Colorado is different. Our Rocky Mountain oysters aren’t seafood, our tourism industry heats up when temperatures cool down and our oil reserves aren’t like Texas’ liquid “black gold.” Ours are the shale rocks of Western Colorado.
Unfortunately, one thing in Colorado seems to be the same as everywhere else: People with an agenda like to tell just part of the story. Such is the case with the latest debate about oil shale.
Oil shale in Colorado, Utah and Wyoming could yield 800 billion barrels of oil for the global market. That is more than the proven reserves of Saudi Arabia and certainly enough to help drive down gas prices in America. But political posturing has prevented us from even beginning to plan how we can utilize this resource.
Why aren’t we taking steps to utilize this resource to lower fuel prices, secure our economic future, cut back on $700 billion annually in overseas fuel purchases and send an important message to foreign producers that we are actually committed to energy independence?
Since December, Congress has prevented the Department of Interior from even issuing the proposed regulations under which oil shale development could eventually move forward.
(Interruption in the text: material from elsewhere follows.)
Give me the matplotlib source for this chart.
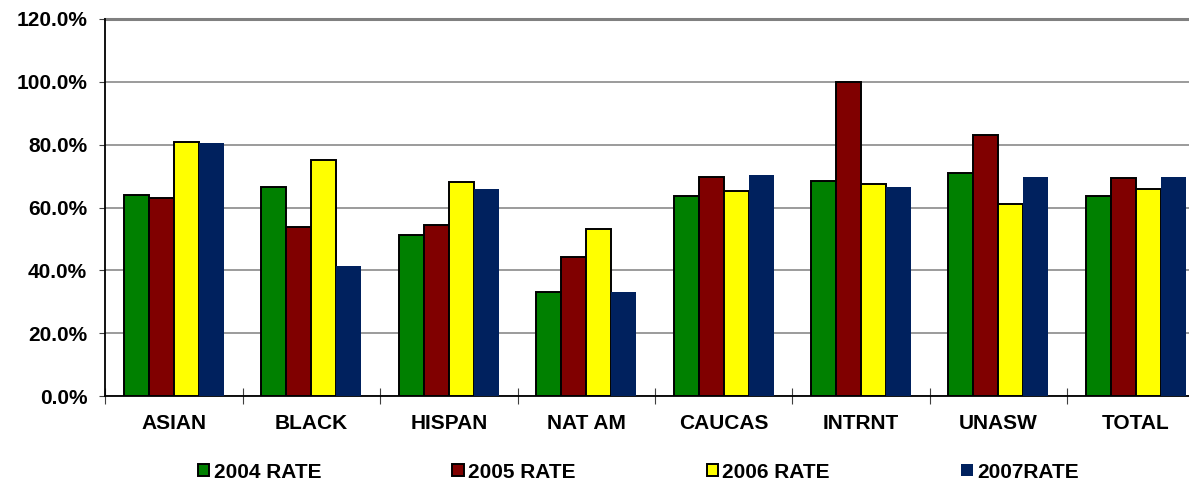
import matplotlib
matplotlib.use("Agg")
import matplotlib.pyplot as plt
import numpy as np
from matplotlib.ticker import FuncFormatter, FixedLocator

categories = ["ASIAN", "BLACK", "HISPAN", "NAT AM", "CAUCAS", "INTRNT", "UNASW", "TOTAL"]
series_names = ["2004 RATE", "2005 RATE", "2006 RATE", "2007RATE"]
rate_2004 = [64.0, 66.6, 51.2, 33.1, 63.8, 68.4, 71.1, 63.6]
rate_2005 = [62.9, 53.9, 54.3, 44.4, 69.7, 100.0, 83.0, 69.5]
rate_2006 = [80.7, 75.0, 68.0, 53.3, 65.4, 67.4, 61.2, 66.0]
rate_2007 = [80.4, 41.5, 65.9, 33.2, 70.3, 66.6, 69.6, 69.6]
yticks = [0, 20, 40, 60, 80, 100, 120]

series = [rate_2004, rate_2005, rate_2006, rate_2007]
colors = ["#008000", "#800000", "#FFFF00", "#00215E"]
edges = ["black", "black", "black", "none"]

plt.rcParams['font.family'] = ['Liberation Sans', 'DejaVu Sans']
FS = 15

fig = plt.figure(figsize=(11.89, 4.82), dpi=100)
W, H = 1189, 482
left_px, right_px, bottom_px, top_px = 105.3, 1204.5, 396, 19
ax = fig.add_axes([left_px / W, (H - bottom_px) / H, (right_px - left_px) / W, (bottom_px - top_px) / H])

n = len(categories)
x = np.arange(n)
bw = 0.182
handles = []
for i, (vals, c, ec) in enumerate(zip(series, colors, edges)):
    b = ax.bar(x + (i - 1.5) * bw, vals, width=bw, color=c, edgecolor=ec,
               linewidth=1.4 if ec != "none" else 0, zorder=3, label=series_names[i])
    handles.append(b)

ax.set_xlim(-0.5, n - 0.5)
ax.set_ylim(0, 120)
ax.set_yticks(yticks)
ax.yaxis.set_major_formatter(FuncFormatter(lambda v, p: f"{v:.1f}%"))
ax.yaxis.grid(True, color="#808080", linewidth=1.1, zorder=0)
ax.set_axisbelow(True)

ax.set_xticks(x)
ax.set_xticklabels(categories, fontsize=FS, fontweight="bold")
ax.xaxis.set_minor_locator(FixedLocator(np.arange(n + 1) - 0.5))
ax.tick_params(axis="x", which="major", length=0, pad=13)
ax.tick_params(axis="x", which="minor", length=11, direction="inout", width=0.8, color="#404040")
ax.tick_params(axis="y", length=4.5, width=0.8, pad=8.5, labelsize=FS, color="#404040")
for lab in ax.get_yticklabels():
    lab.set_fontweight("bold")

for s in ["top", "right"]:
    ax.spines[s].set_visible(False)
ax.spines["left"].set_color("black")
ax.spines["left"].set_linewidth(1.3)
ax.spines["bottom"].set_color("black")
ax.spines["bottom"].set_linewidth(1.3)
ax.axhline(120, color="#808080", linewidth=2.2, zorder=1, clip_on=False)

leg = fig.legend(handles=handles, labels=series_names, loc="center left",
                 bbox_to_anchor=(198 / W, 1 - 472 / H), ncol=4, frameon=False,
                 prop={"size": FS, "weight": "bold"}, handlelength=0.55, handleheight=0.55,
                 handletextpad=0.2, columnspacing=6.3, borderpad=0, borderaxespad=0)

fig.savefig("out.png", dpi=100)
Instigators of this prohibition from Colorado’s congressional delegation want to continue the delay for another year, at least.
You’ve heard false claims that Interior is under a “frenzied rush” to “organize a fire sale” of development leases. It is ridiculous to consider the multiyear effort — started in 2004 and including congressional debate and the passage of a proposal, years of planning, studies, R&D and a draft environmental impact statement issued — as “frenzied.”
Most important, opponents conveniently don’t say that we are simply trying to lay the groundwork for how to offer this resource for development. Backers of this prohibition practically claim to be standing in front of drilling rigs, protecting the land.
Politicization of a responsible way forward shuts down this energy resource and ignores the reality that we still will need to utilize fossil fuels in the short term as we transition to alternative sources of renewable energy for the future.
Western communities understand both the potential and the realities of the oil shale resource in their backyard. They understand the water issue must be addressed and the infrastructure challenges they are already facing. They also know the benefits that booming economies and lease revenues from responsible development would bring.
We need to thoughtfully plan, carefully regulate and explore all options. In fact, affected counties have already been doing just that with the Bureau of Land Management for nearly five years.
It is strange that developing regulations for oil shale — a technology we have been exploring for decades — would be labeled as a “heedless rush” when the vast majority of Senate Democrats recently attempted to establish a wholly bureaucratic straitjacket of “cap and trade” for greenhouse gas emissions on the entire U.S. economy. This scheme would costs billions of dollars and had no workable examples.
Yet allowing Western land managers to move forward with the regulations for how to utilize oil shale is too dangerous? That logic makes sense only in the boardrooms of extremist environmental groups and foreign oil companies that are gleefully counting the hundreds of billions of dollars Americans are forced to fork over every year for energy.
U.S. Sen. Wayne Allard is a Republican and Colorado’s senior senator.